Margaret’s blue eyes gazed at me, waiting.
“It means you’ve made Mrs. Lynn very sad.”
Margaret’s face fell. She looked away for a minute, seeming to think the whole thing through a bit. Then, a smile taking over her countenance, she shook her blond curls from side to side. “No Mommy. That’s not what it means. It just means I was screaming!” She nodded, satisfied, and went on to tell me about her day.
The next year, Margaret went to Kindergarten. And she must have taken care of the whole rebellion thing back in pre-k, because she seldom broke a rule the whole time she was in elementary school (at least so far as you or I know). Her teachers said she was delightful, imaginative, an independent learner (nobody ever mentioned excessive screaming).

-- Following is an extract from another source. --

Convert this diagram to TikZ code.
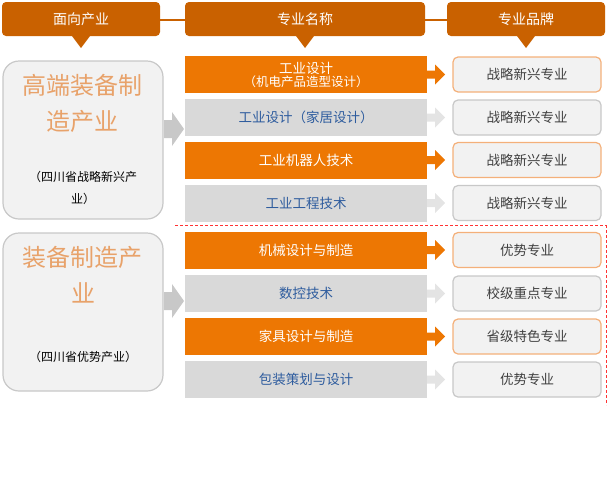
\documentclass[tikz,border=0pt]{standalone}
\usepackage{fontspec}
\setmainfont{Noto Sans CJK SC}
\begin{document}
\begin{tikzpicture}[x=1pt,y=-1pt,
 hdr/.style={fill=hdrc,rounded corners=4pt,text=white,font=\fontsize{14}{16}\selectfont,inner sep=0},
 orangerow/.style={fill=orc,text=white,font=\fontsize{13.5}{16}\selectfont,inner sep=0,align=center},
 grayrow/.style={fill=grc,text=bluet,font=\fontsize{13.5}{16}\selectfont,inner sep=0,align=center},
 obr/.style={fill=boxf,draw=obd,line width=1.2pt,rounded corners=5pt,font=\fontsize{13.5}{16}\selectfont,text=darkt,inner sep=0},
 gbr/.style={fill=boxf,draw=gbd,line width=1.2pt,rounded corners=5pt,font=\fontsize{13.5}{16}\selectfont,text=darkt,inner sep=0},
 big/.style={fill=boxf,draw=gbd,line width=1.2pt,rounded corners=16pt,inner sep=0},
 oarr/.style={fill=orc},
 garr/.style={fill=grc!70!white}]
\definecolor{hdrc}{HTML}{C96100}
\definecolor{orc}{HTML}{ED7703}
\definecolor{grc}{HTML}{D9D9D9}
\definecolor{bluet}{HTML}{2E5C9E}
\definecolor{boxf}{HTML}{F2F2F2}
\definecolor{obd}{HTML}{F4B07A}
\definecolor{gbd}{HTML}{C8C8C8}
\definecolor{darkt}{HTML}{404040}
\definecolor{bigt}{HTML}{E8A26A}
\useasboundingbox (0,0) rectangle (608,485);
% header connectors
\draw[hdrc,line width=2pt] (160,20) -- (447,20);
\node[hdr,minimum width=158,minimum height=34] (h1) at (81,19) {面向产业};
\node[hdr,minimum width=240,minimum height=34] (h2) at (305,19) {专业名称};
\node[hdr,minimum width=158,minimum height=34] (h3) at (526,19) {专业品牌};
\fill[hdrc] (72,36) -- (90,36) -- (81,48) -- cycle;
\fill[hdrc] (296,36) -- (314,36) -- (305,48) -- cycle;
\fill[hdrc] (517,36) -- (535,36) -- (526,48) -- cycle;
% left boxes
\node[big,minimum width=160,minimum height=158] (l1) at (83,140) {};
\node[text=bigt,font=\fontsize{24}{36}\selectfont,align=center] (l1t) at (83,103) {高端装备制\\造产业};
\node[text=black,font=\fontsize{12}{22}\selectfont,align=center] (l1s) at (83,188) {（四川省战略新兴产\\业）};
\node[big,minimum width=160,minimum height=158] (l2) at (83,312) {};
\node[text=bigt,font=\fontsize{24}{36}\selectfont,align=center] (l2t) at (83,275) {装备制造产\\业};
\node[text=black,font=\fontsize{12}{22}\selectfont] (l2s) at (83,357) {（四川省优势产业）};
\fill[gbd] (164,120) -- (172,120) -- (172,112) -- (184,129) -- (172,146) -- (172,138) -- (164,138) -- cycle;
\fill[gbd] (164,292) -- (172,292) -- (172,284) -- (184,301) -- (172,318) -- (172,310) -- (164,310) -- cycle;
% dashed separator
\draw[red!80,densely dashed,line width=0.5pt] (175,225) -- (606,225);
\draw[red!80,densely dashed,line width=0.5pt] (606,225) -- (606,405);
% rows
\foreach \y/\t/\s/\b/\bs [count=\i] in {
 74.5/{工业设计\\[-3pt]{\fontsize{12.5}{14}\selectfont（机电产品造型设计）}}/orangerow/战略新兴专业/obr,
 117.5/工业设计（家居设计）/grayrow/战略新兴专业/gbr,
 160/工业机器人技术/orangerow/战略新兴专业/obr,
 203/工业工程技术/grayrow/战略新兴专业/gbr,
 250/机械设计与制造/orangerow/优势专业/obr,
 293.5/数控技术/grayrow/校级重点专业/gbr,
 336.5/家具设计与制造/orangerow/省级特色专业/obr,
 379.5/包装策划与设计/grayrow/优势专业/gbr}{
 \node[\s,minimum width=242,minimum height=37] (r\i) at (306,\y) {\t};
 \node[\bs,minimum width=148,minimum height=35] (b\i) at (527,\y) {\b};
}
\foreach \i/\st in {1/oarr,2/garr,3/oarr,4/garr,5/oarr,6/garr,7/oarr,8/garr}{
 \path (r\i.east) coordinate (a\i);
 \fill[\st] ([shift={(0,-4)}]a\i) -- ([shift={(8,-4)}]a\i) -- ([shift={(8,-10)}]a\i) -- ([shift={(18,0)}]a\i) -- ([shift={(8,10)}]a\i) -- ([shift={(8,4)}]a\i) -- ([shift={(0,4)}]a\i) -- cycle;
}
\end{tikzpicture}
\end{document}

As she has grown out of childhood into adolescence and now a young woman. I’m grateful she’s kept her spunky side: that part that says, “Wait a minute, let me think about this before I accept your opinion as truth.”
Soon, the day will come that she allows some fella other than her brother to scare her heart. May that luckiest of men be as gentle with this treasure of a girl as her big brother has been right from the start.
Train children in the right way, and when old, they will not stray. Proverbs 22:6 (NRSV)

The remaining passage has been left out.